First of all, let me point you to http://catb.org/~esr/faqs/smart-questions.html#volume

Personally, when I started reading your post and encounter very basic questions with statements that are plain wrong (see further on, and my previous post) in combination with LOTS of data (will not call it information), I really hesitate to respond, but since I'm in a really good mood


anonymous wrote : The first problem I encounter is a "service 'scheduler' unavailable" error. Searching on the net I found some hints like "start the scheduler" or "change the configuration in src/main/config/jbpm.cfg.xml. 

Isn't the internet great

anonymous wrote : But nobody explains WHAT is the scheduler, 

Are you serious? You did not ever get the impression that it is used to execute timers? Strange since you have a problem with timers and a message that the scheduler is unavailable and you started searching in this direction. Oh, and it is in the first chapter of the user docs: http://docs.jboss.org/jbpm/v3/userguide/introduction.html#d0e130

anonymous wrote : how to start it, etc.. 

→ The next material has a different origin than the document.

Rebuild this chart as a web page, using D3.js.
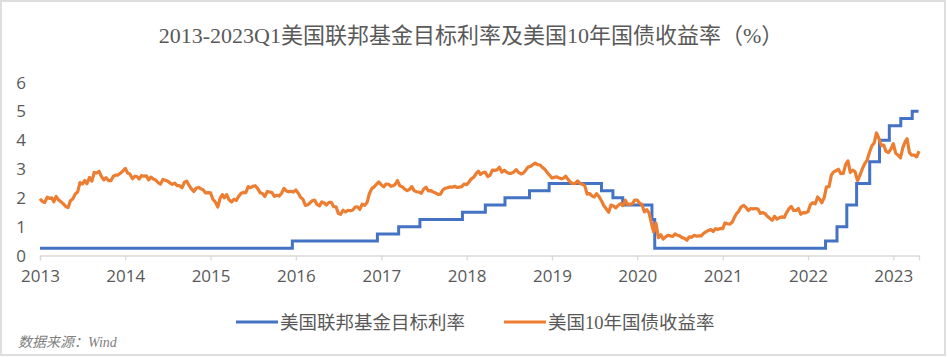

Besides in the docs: http://docs.jboss.org/jbpm/v3/userguide/deployment.html#webapplication

Very little searching yielded 
http://www.jboss.org/index.html?module=bb&op=viewtopic&t=80078&postdays=0&postorder=asc&start=10

and many more links

anonymous wrote : However, after some trials and debugging sessions I found that the solution to this problem is another one: you need to create a JbpmContext by yourself: 

This is also very basic jBPM stuff and in almost all examples, getting started. So I it sounds strange to me that you only found this out through debugging.

anonymous wrote : However, as I'm working with no database at all, I wouldn't expect that.

You yourself might not be, but does it come as a surprise that jBPM might need one? jBPM is a statemachine, mainly for workflow, so long running processes. Most people would like that state to be persistent to survive a crash or restart. Most systems use a database for this (as does jBPM). 

I hope this already helps you as I did not look into your two specific cases.